First, publicize to the world and have the International Monetary Fund and the World Bank uphold the policy recommendation that countries with constitutions (Koranic or otherwise) specifying that depletable resources belong to the state, and thus equally to citizens of all generations, should manage these resources in ways that reflect their constitution.
Second, all banks must disclose the bank accounts of foreign heads of state and their immediate families and of senior foreign government officials if they exceed US$1 million; all non-bank financial institutions must similarly disclose their non-bank financial investments; and governments must similarly disclose their real estate holdings. (Note: these cover foreign holdings and do not apply to the domestic assets of rulers, their families and their backers.)

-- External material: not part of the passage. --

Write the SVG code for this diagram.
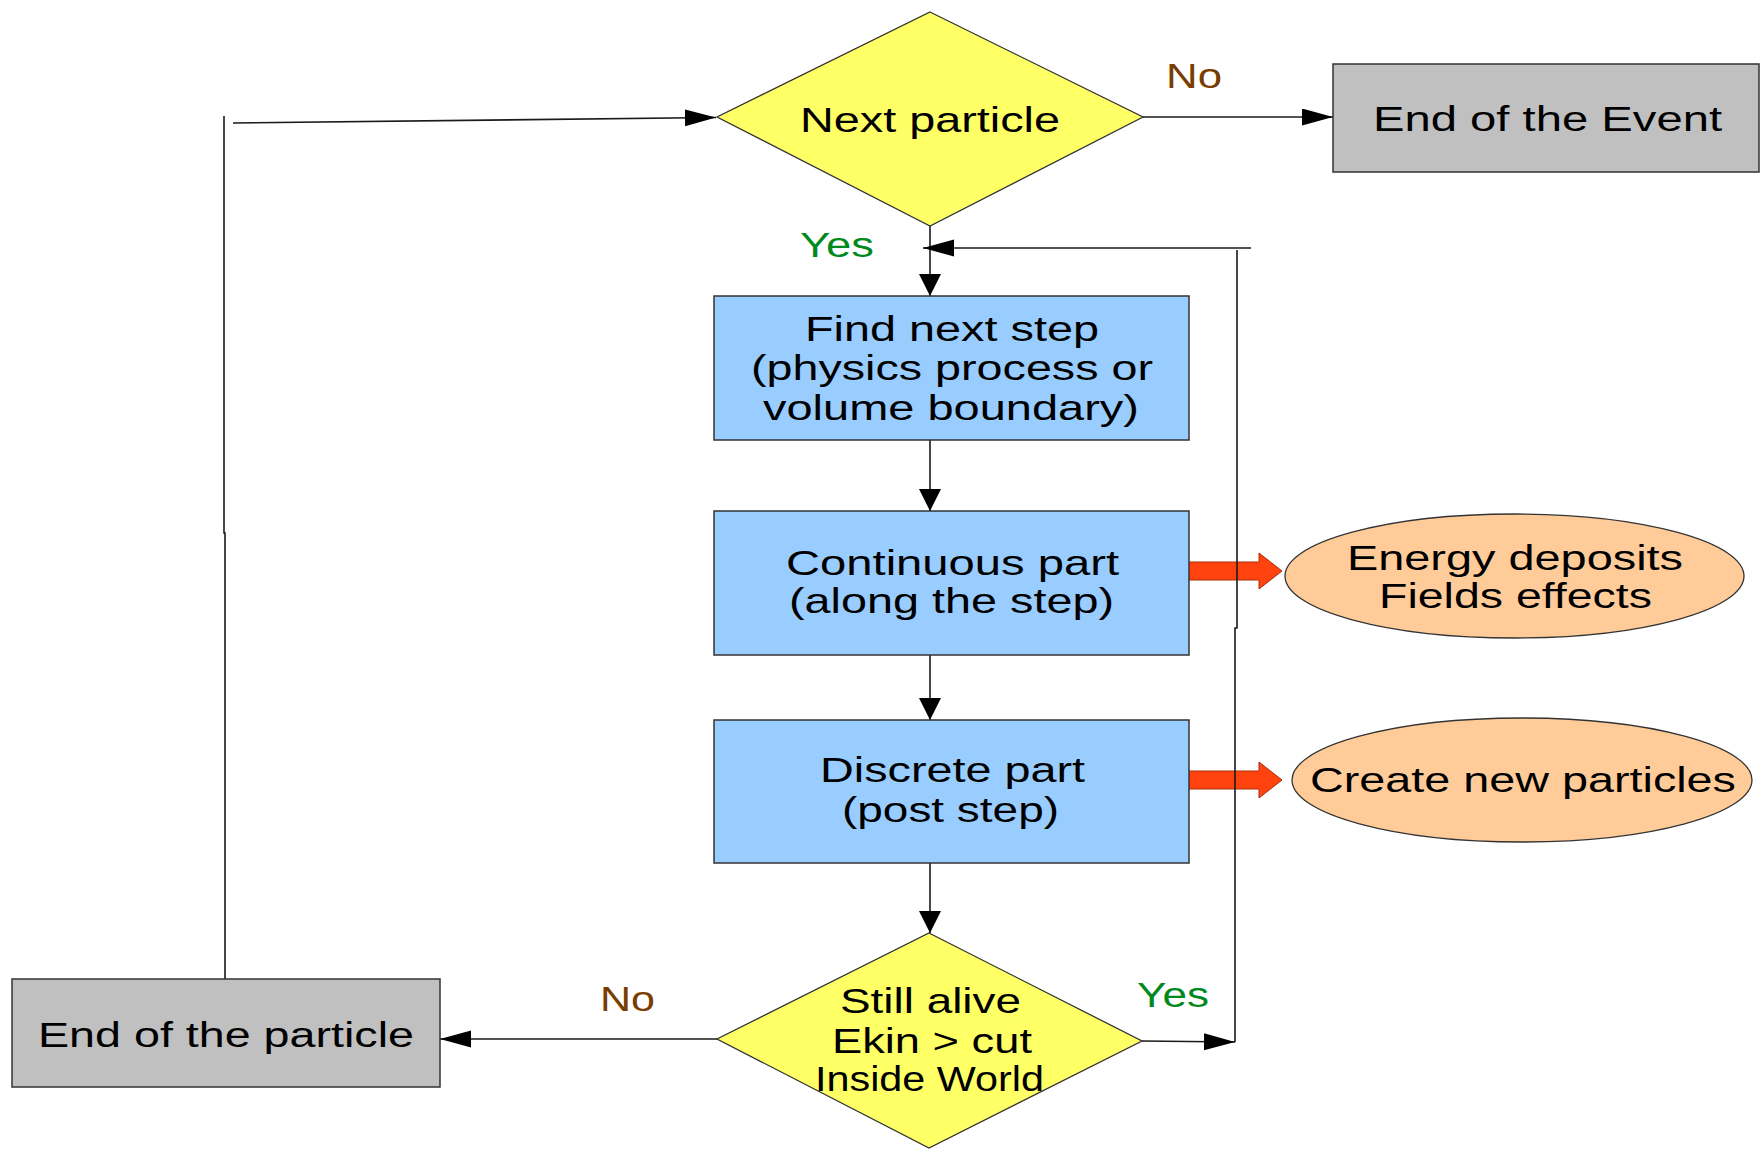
<svg xmlns="http://www.w3.org/2000/svg" width="1762" height="1149" viewBox="0 0 1762 1149">
<defs>
<style>
.t{font-family:"Liberation Sans",Arial,sans-serif;font-size:35px;fill:#000;text-anchor:middle}
.no{fill:#7a3d00}
.yes{fill:#008a1e}
.dia{fill:#ffff66;stroke:#333;stroke-width:1.3}
.box{fill:#99ccff;stroke:#333;stroke-width:1.5}
.gray{fill:#c0c0c0;stroke:#333;stroke-width:1.5}
.ell{fill:#ffcc99;stroke:#333;stroke-width:1.3}
.ln{fill:none;stroke:#1a1a1a;stroke-width:1.6}
.blk{fill:#ff420e;stroke:#a8300a;stroke-width:1}
</style>
<marker id="ah" markerUnits="userSpaceOnUse" markerWidth="32" markerHeight="18" refX="31" refY="8.5" orient="auto" viewBox="0 0 32 18">
<path d="M0,0 L31,8.5 L0,17 z" fill="#000"/>
</marker>
<marker id="av" markerUnits="userSpaceOnUse" markerWidth="23" markerHeight="23" refX="22" refY="11" orient="auto" viewBox="0 0 23 23">
<path d="M0,0 L22,11 L0,22 z" fill="#000"/>
</marker>
</defs>
<rect width="1762" height="1149" fill="#fff"/>

<g id="connectors">
<path class="blk" d="M1188,562 L1259,562 L1259,553 L1282,571 L1259,589 L1259,580 L1188,580 z"/>
<path class="blk" d="M1188,771 L1259,771 L1259,762 L1282,780 L1259,798 L1259,789 L1188,789 z"/>
<line class="ln" x1="1143" y1="117" x2="1333" y2="117" marker-end="url(#ah)"/>
<line class="ln" x1="930" y1="226" x2="930" y2="296" marker-end="url(#av)"/>
<line class="ln" x1="930" y1="440" x2="930" y2="511" marker-end="url(#av)"/>
<line class="ln" x1="930" y1="655" x2="930" y2="720" marker-end="url(#av)"/>
<line class="ln" x1="930" y1="863" x2="930" y2="933" marker-end="url(#av)"/>
<line class="ln" x1="1251" y1="248" x2="923" y2="248" marker-end="url(#ah)"/>
<polyline class="ln" points="1235,1042 1235,628 1237,628 1237,250"/>
<line class="ln" x1="1142" y1="1041" x2="1235" y2="1042" marker-end="url(#ah)"/>
<line class="ln" x1="717" y1="1039" x2="440" y2="1039" marker-end="url(#ah)"/>
<polyline class="ln" points="225,979 225,533 224,533 224,116"/>
<line class="ln" x1="233" y1="123" x2="716" y2="117.5" marker-end="url(#ah)"/>
<text class="t no" x="1194" y="88" textLength="56" lengthAdjust="spacingAndGlyphs">No</text>
<text class="t yes" x="837" y="257" textLength="74" lengthAdjust="spacingAndGlyphs">Yes</text>
<text class="t yes" x="1173" y="1007" textLength="72" lengthAdjust="spacingAndGlyphs">Yes</text>
<text class="t no" x="627.5" y="1011" textLength="55" lengthAdjust="spacingAndGlyphs">No</text>
</g>

<g id="next-particle">
<polygon class="dia" points="930,12 1143,117 930,226 717,117"/>
<text class="t" x="930" y="132" textLength="260" lengthAdjust="spacingAndGlyphs">Next particle</text>
</g>

<g id="end-event">
<rect class="gray" x="1333" y="64" width="426" height="108"/>
<text class="t" x="1547.5" y="131" textLength="349" lengthAdjust="spacingAndGlyphs">End of the Event</text>
</g>

<g id="find-next-step">
<rect class="box" x="714" y="296" width="475" height="144"/>
<text class="t" x="952" y="341" textLength="294" lengthAdjust="spacingAndGlyphs">Find next step</text>
<text class="t" x="952" y="380" textLength="402" lengthAdjust="spacingAndGlyphs">(physics process or</text>
<text class="t" x="951" y="420" textLength="376" lengthAdjust="spacingAndGlyphs">volume boundary)</text>
</g>

<g id="continuous-part">
<rect class="box" x="714" y="511" width="475" height="144"/>
<text class="t" x="952.5" y="575" textLength="333" lengthAdjust="spacingAndGlyphs">Continuous part</text>
<text class="t" x="951.5" y="613" textLength="325" lengthAdjust="spacingAndGlyphs">(along the step)</text>
</g>

<g id="energy-deposits">
<ellipse class="ell" cx="1514.5" cy="576" rx="229.5" ry="62"/>
<text class="t" x="1515" y="570" textLength="336" lengthAdjust="spacingAndGlyphs">Energy deposits</text>
<text class="t" x="1515.5" y="608" textLength="273" lengthAdjust="spacingAndGlyphs">Fields effects</text>
</g>

<g id="discrete-part">
<rect class="box" x="714" y="720" width="475" height="143"/>
<text class="t" x="952.5" y="782" textLength="265" lengthAdjust="spacingAndGlyphs">Discrete part</text>
<text class="t" x="950.5" y="822" textLength="217" lengthAdjust="spacingAndGlyphs">(post step)</text>
</g>

<g id="create-particles">
<ellipse class="ell" cx="1522" cy="780" rx="230" ry="62"/>
<text class="t" x="1523" y="792" textLength="426" lengthAdjust="spacingAndGlyphs">Create new particles</text>
</g>

<g id="still-alive">
<polygon class="dia" points="929,933 1142,1041 929,1148 717,1039"/>
<text class="t" x="930.5" y="1013" textLength="181" lengthAdjust="spacingAndGlyphs">Still alive</text>
<text class="t" x="932" y="1053" textLength="200" lengthAdjust="spacingAndGlyphs">Ekin &gt; cut</text>
<text class="t" x="929.5" y="1091" textLength="229" lengthAdjust="spacingAndGlyphs">Inside World</text>
</g>

<g id="end-particle">
<rect class="gray" x="12" y="979" width="428" height="108"/>
<text class="t" x="226" y="1047" textLength="376" lengthAdjust="spacingAndGlyphs">End of the particle</text>
</g>
</svg>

These two initiatives would make it more difficult for rulers to rob their countries by exposing their export of acquired wealth and making it more difficult for foreigners to support their corrupt practices and deprive citizens of their birthright. Such an initiative should not be considered intrusive because in most democratic countries senior officials already disclose all their assets, domestic and foreign.
As important, the initiatives would reduce the incentive of rulers to hold on to absolute power and impede all reforms, such as effective institutions, that would threaten their tight grip on power; and with foundational reforms, sustained prosperity and growth should begin to appear and conflicts recede.
Hossein Askari is Professor of Business and International Affairs at the George Washington University.